Dire que je ne suis pas un grand amateur de ce genre d’inauguration est un doux euphémisme tant les discours politiques convenus à la gloire du savoir-faire français et les panégyriques superfétatoires vantant les talents régionaux ne me font généralement ni chaud ni froid et ont même tendance à m’énerver au plus haut point…
Pourtant cette fois-ci, je dois avouer avoir été à la fois ému et étonné par cette inauguration qui, même si elle n’a pas échappée aux habituels discours institutionnels (trop) longs et (très) convenus, m’a ouvert les yeux sur le fait qu’entreprendre dans notre beau pays était non seulement encore possible, mais en outre qu’il existait dans notre pays une véritable mobilisation générale en faveur de l’emploi et de la sauvegarde des métiers à forte valeur ajoutée technique surtout dans des régions ayant souffert, dans leur chair, de la délocalisation de leur savoir-faire historiques vers des contrées lointaines.

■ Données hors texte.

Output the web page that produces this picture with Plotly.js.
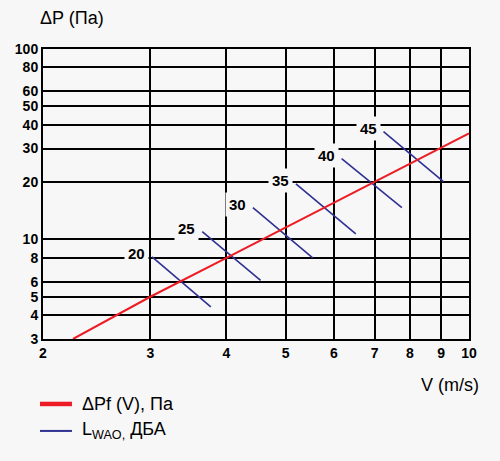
<!DOCTYPE html>
<html>
<head>
<meta charset="utf-8">
<script src="https://cdn.plot.ly/plotly-3.0.1.min.js"></script>
<style>html,body{margin:0;padding:0;background:#f7f7f7;}#chart{width:500px;height:461px;}</style>
</head>
<body>
<div id="chart"></div>
<script>
// Pressure-drop line ΔPf(V)
const velocity = [2.24, 3, 4, 7, 10];
const pressure = [3, 5, 8, 20, 36];

// Noise-level segments L_WAO (dBA)
const noiseLevels = [20, 25, 30, 35, 40, 45];
const noiseStartV = [3.02, 3.65, 4.42, 5.2, 6.18, 7.24];
const noiseStartP = [8.1, 11, 14.7, 19.6, 26.6, 36.8];
const noiseEndV = [3.77, 4.55, 5.54, 6.52, 7.76, 9.08];
const noiseEndP = [4.42, 6.1, 8.0, 10.7, 14.7, 20.1];

// Tick labels
const xTicks = [2, 3, 4, 5, 6, 7, 8, 9, 10];
const yTicks = [3, 4, 5, 6, 8, 10, 20, 30, 40, 50, 60, 80, 100];

const BG = '#f7f7f7';
const RED = '#ed1c24';
const BLUE = '#2e3192';
const FONT = 'Liberation Sans, Arial, sans-serif';

const segX = [], segY = [];
noiseLevels.forEach((lv, i) => {
  segX.push(noiseStartV[i], noiseEndV[i], null);
  segY.push(noiseStartP[i], noiseEndP[i], null);
});

const traces = [
  {x: segX, y: segY, mode: 'lines', line: {color: BLUE, width: 1.6}, name: 'L<sub>WAO,</sub> ДБА', hoverinfo: 'skip'},
  {x: velocity, y: pressure, mode: 'lines', line: {color: RED, width: 2}, name: 'ΔPf (V), Па', hoverinfo: 'skip'}
];

const annotations = noiseLevels.map((lv, i) => ({
  x: Math.log10(noiseStartV[i]), y: Math.log10(noiseStartP[i]),
  xref: 'x', yref: 'y', text: String(lv), showarrow: false,
  xanchor: 'right', yanchor: 'middle', xshift: -3, yshift: 3,
  bgcolor: BG, borderpad: 3,
  font: {family: FONT, size: 15, color: '#000', weight: 'bold'}
}));

annotations.push(
  {xref: 'paper', yref: 'paper', x: -0.012, y: 1.107, xanchor: 'left', yanchor: 'middle',
   text: 'ΔP (Па)', showarrow: false, font: {family: FONT, size: 18, color: '#000'}},
  {xref: 'paper', yref: 'paper', x: 0.883, y: -0.159, xanchor: 'left', yanchor: 'middle',
   text: 'V (m/s)', showarrow: false, font: {family: FONT, size: 18, color: '#000'}},
  {xref: 'paper', yref: 'paper', x: 0.087, y: -0.224, xanchor: 'left', yanchor: 'middle',
   text: 'ΔPf (V), Па', showarrow: false, font: {family: FONT, size: 18, color: '#000'}},
  {xref: 'paper', yref: 'paper', x: 0.087, y: -0.317, xanchor: 'left', yanchor: 'middle',
   text: 'L<sub>WAO,</sub> ДБА', showarrow: false, font: {family: FONT, size: 18, color: '#000'}}
);

const shapes = [
  {type: 'line', xref: 'paper', yref: 'paper', x0: -0.007, x1: 0.068, y0: -0.224, y1: -0.224,
   line: {color: RED, width: 4.5}},
  {type: 'line', xref: 'paper', yref: 'paper', x0: -0.007, x1: 0.068, y0: -0.317, y1: -0.317,
   line: {color: BLUE, width: 2}}
];

const layout = {
  width: 500, height: 461,
  margin: {l: 43, r: 31, t: 49, b: 122},
  paper_bgcolor: BG, plot_bgcolor: BG,
  showlegend: false,
  hovermode: false,
  xaxis: {
    type: 'log', range: [Math.log10(2), Math.log10(10)],
    tickvals: xTicks, ticktext: xTicks.map(String),
    showgrid: true, gridcolor: '#000', gridwidth: 2,
    showline: true, linecolor: '#000', linewidth: 2, mirror: true,
    ticks: '', zeroline: false, fixedrange: true,
    tickfont: {family: FONT, size: 14, color: '#000', weight: 'bold'}
  },
  yaxis: {
    type: 'log', range: [Math.log10(3), 2],
    tickvals: yTicks, ticktext: yTicks.map(String),
    showgrid: true, gridcolor: '#000', gridwidth: 2,
    showline: true, linecolor: '#000', linewidth: 2, mirror: true,
    ticks: '', zeroline: false, fixedrange: true,
    tickfont: {family: FONT, size: 14, color: '#000', weight: 'bold'}
  },
  annotations: annotations,
  shapes: shapes
};

Plotly.newPlot('chart', traces, layout, {displayModeBar: false, staticPlot: true});
</script>
</body>
</html>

Emu je le fus, lorsque Thierry, coupeur chez Corthay (la personne, importante dans une petite manufacture comme celle-ci, dont le métier consiste à choisir, à sélectionner et à couper les pièces de cuir pour fabriquer les souliers) m’a expliqué que l’installation de la manufacture Corthay dans sa région relevait, pour lui, du véritable miracle, lui qui avait du, depuis des années, renoncer à son métier d’origine (de professionnel de la chaussure) et se résoudre à se « reconvertir » à plus de 50 ans dans un métier de commercial dans la grande distribution afin de subvenir aux besoins de sa famille.

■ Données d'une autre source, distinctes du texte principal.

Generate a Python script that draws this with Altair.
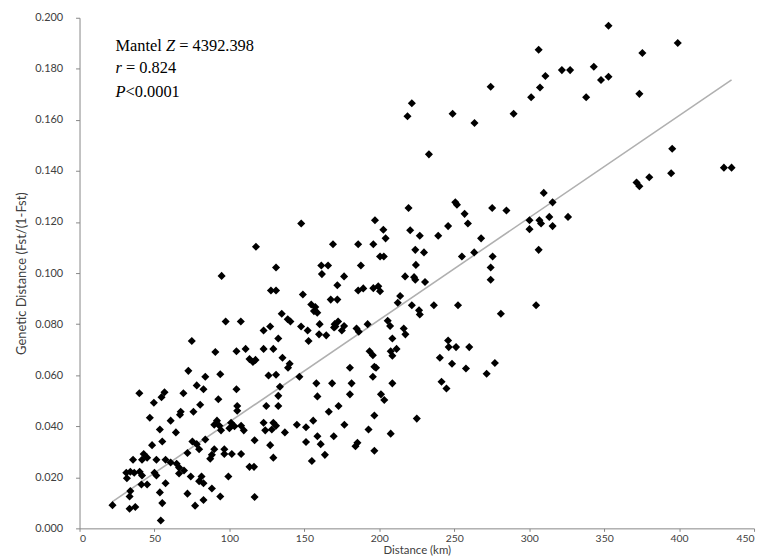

Interpellé, je le fus encore lorsque Xavier de Royère, le patron de Corthay, m’expliqua que lorsqu’il avait décidé d’installer la nouvelle manufacture en pays des Mauges (autrefois l’un des berceaux de l’industrie de la chaussure française), il avait reçu plusieurs centaines de candidatures spontanées, dont certaines pour le moins étonnantes comme celle d’un professeur d’Histoire-Géographie souhaitant se tourner vers un métier artisanal ou encore celle de Lauriane, une « bikeuse » chevronnée dont la passion était de démonter et de remonter des moteurs de grosses motos le week-end : un savoir-faire improbable, mais ô combien précieux dans une activité utilisant des machines mécaniques (des machines dites « Good-Year » pour les connaisseurs) d’une complexité et d’une fragilité extrêmes.

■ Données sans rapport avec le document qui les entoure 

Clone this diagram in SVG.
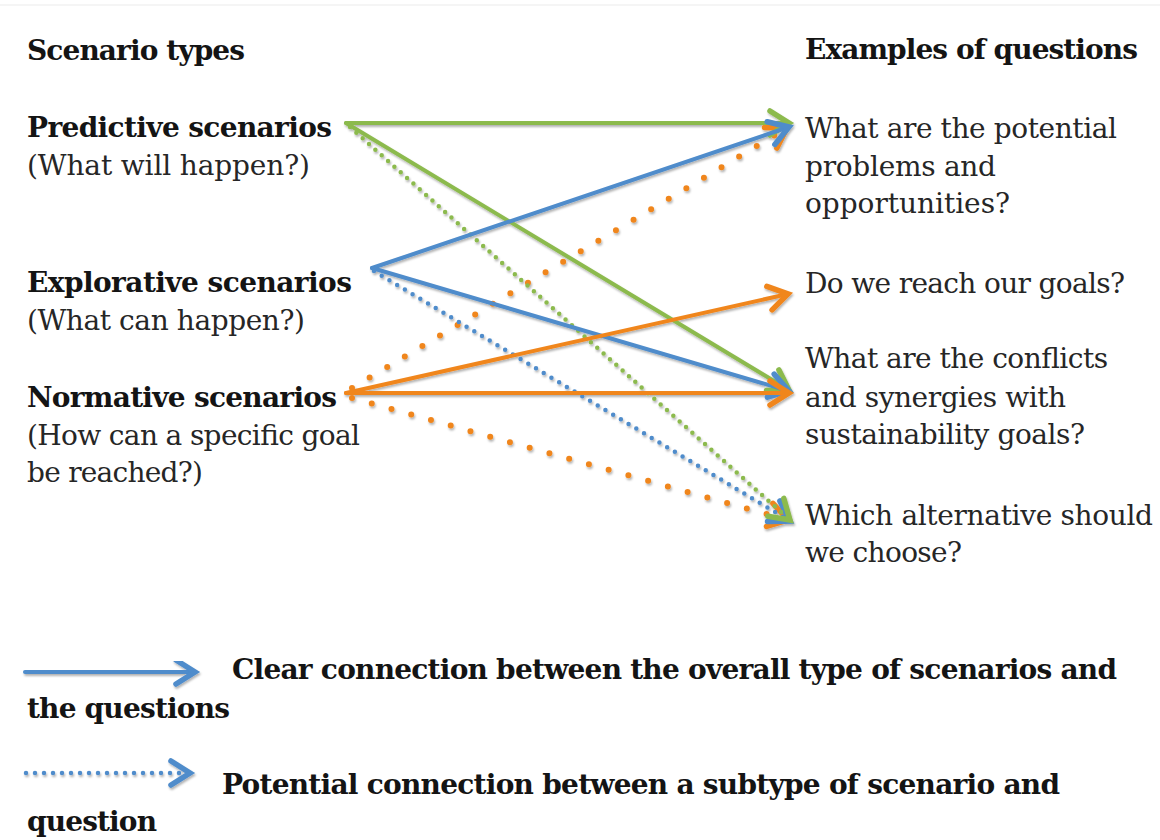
<svg xmlns="http://www.w3.org/2000/svg" width="1160" height="840" viewBox="0 0 1160 840">
<style>
text{font-family:"DejaVu Serif","Liberation Serif",serif;font-size:28px;fill:#262626}
.b{font-weight:bold;fill:#141414}
.s{fill:none;stroke-width:4;stroke-linecap:round}
.g{stroke:#8CBA4E}
.bl{stroke:#4F8CCB}
.o{stroke:#F0861E}
.dg{stroke-width:4.5;stroke-dasharray:0 8.5}
.db{stroke-width:4.5;stroke-dasharray:0 9}
.do{stroke-width:6;stroke-dasharray:0 20.5}
</style>
<defs>
<filter id="sh" x="-10%" y="-10%" width="120%" height="130%">
<feDropShadow dx="1" dy="2" stdDeviation="1.2" flood-color="#000" flood-opacity="0.3"/>
</filter>
<marker id="mg" markerUnits="userSpaceOnUse" orient="auto" refX="0" refY="0" markerWidth="40" markerHeight="40" viewBox="-25 -20 30 40" overflow="visible"><path d="M-19,-12 L0,0 L-19,12" fill="none" stroke="#8CBA4E" stroke-width="5.5" stroke-linecap="round"/></marker>
<marker id="mb" markerUnits="userSpaceOnUse" orient="auto" refX="0" refY="0" markerWidth="40" markerHeight="40" viewBox="-25 -20 30 40" overflow="visible"><path d="M-19,-12 L0,0 L-19,12" fill="none" stroke="#4F8CCB" stroke-width="5.5" stroke-linecap="round"/></marker>
<marker id="mo" markerUnits="userSpaceOnUse" orient="auto" refX="0" refY="0" markerWidth="40" markerHeight="40" viewBox="-25 -20 30 40" overflow="visible"><path d="M-19,-12 L0,0 L-19,12" fill="none" stroke="#F0861E" stroke-width="5.5" stroke-linecap="round"/></marker>
</defs>
<rect width="1160" height="840" fill="#fff"/>
<line x1="0" y1="5" x2="1160" y2="5" stroke="#f2f2f2" stroke-width="1.5"/>

<g id="headers">
<text class="b" x="27" y="60" textLength="218">Scenario types</text>
<text class="b" x="805" y="59" textLength="333">Examples of questions</text>
</g>

<g id="predictive">
<text class="b" x="27" y="137" textLength="305">Predictive scenarios</text>
<text x="27" y="175" textLength="283">(What will happen?)</text>
</g>
<g id="explorative">
<text class="b" x="27" y="292" textLength="325">Explorative scenarios</text>
<text x="27" y="330" textLength="278">(What can happen?)</text>
</g>
<g id="normative">
<text class="b" x="27" y="407" textLength="310">Normative scenarios</text>
<text x="27" y="445" textLength="333">(How can a specific goal</text>
<text x="27" y="482" textLength="176">be reached?)</text>
</g>

<g id="q-potential">
<text x="805" y="138" textLength="312">What are the potential</text>
<text x="805" y="176" textLength="191">problems and</text>
<text x="805" y="213" textLength="205">opportunities?</text>
</g>
<g id="q-goals">
<text x="805" y="293" textLength="320">Do we reach our goals?</text>
</g>
<g id="q-conflicts">
<text x="805" y="368" textLength="303">What are the conflicts</text>
<text x="805" y="407" textLength="261">and synergies with</text>
<text x="805" y="444" textLength="280">sustainability goals?</text>
</g>
<g id="q-alternative">
<text x="805" y="525" textLength="348">Which alternative should</text>
<text x="805" y="562" textLength="157">we choose?</text>
</g>

<g id="connectors" filter="url(#sh)">
<line class="s o do" x1="352" y1="388" x2="787" y2="128" marker-end="url(#mo)"/>
<line class="s o do" x1="352" y1="398" x2="788" y2="520" marker-end="url(#mo)"/>
<line class="s bl db" x1="374" y1="271" x2="790" y2="521" marker-end="url(#mb)"/>
<line class="s g dg" x1="350" y1="127" x2="790" y2="520" marker-end="url(#mg)"/>
<line class="s g" x1="346" y1="123" x2="789" y2="123" marker-end="url(#mg)"/>
<line class="s g" x1="346" y1="123" x2="789" y2="390" marker-end="url(#mg)"/>
<line class="s bl" x1="372" y1="268" x2="789" y2="127" marker-end="url(#mb)"/>
<line class="s bl" x1="372" y1="268" x2="789" y2="391" marker-end="url(#mb)"/>
<line class="s o" x1="346" y1="393" x2="788" y2="294" marker-end="url(#mo)"/>
<line class="s o" x1="346" y1="393" x2="789" y2="393" marker-end="url(#mo)"/>
</g>

<g id="legend">
<g filter="url(#sh)">
<line class="s bl" x1="25" y1="672" x2="195" y2="672" stroke-width="5" marker-end="url(#mb)"/>
<line class="s bl db" x1="26" y1="773" x2="190" y2="773" marker-end="url(#mb)"/>
</g>
<text class="b" x="232" y="679" textLength="885">Clear connection between the overall type of scenarios and</text>
<text class="b" x="27" y="718" textLength="203">the questions</text>
<text class="b" x="222" y="794" textLength="838">Potential connection between a subtype of scenario and</text>
<text class="b" x="27" y="831" textLength="130">question</text>
</g>
</svg>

Surpris, je le fus aussi lorsque Stéphane Servantie, chargé de mission de l’entreprise Michelin, l’un des gros employeurs de la région de Cholet, m’expliqua que son entreprise avait également participé à l’installation de Corthay dans son bassin d’emploi avec un prêt conséquent consenti à un taux très préférentiel avec un différé de remboursement d’une année. Une manière intelligente et (très) utile, pour une grande entreprise comme Michelin, de participer activement à la vitalité d’une région en favorisant l’installation d’entreprises prometteuses et la création d’emplois durables.
Aujourd’hui ce sont 27 personnes (dont 25 emplois créés en une année dans cette petite ville de province) qui travaillent à la fabrication des chaussures Corthay qui sont aujourd’hui distribuées dans des points de vente luxueux dans le monde entier, de Paris à Londres, de Hong Kong à Dubai et de New York à Singapour.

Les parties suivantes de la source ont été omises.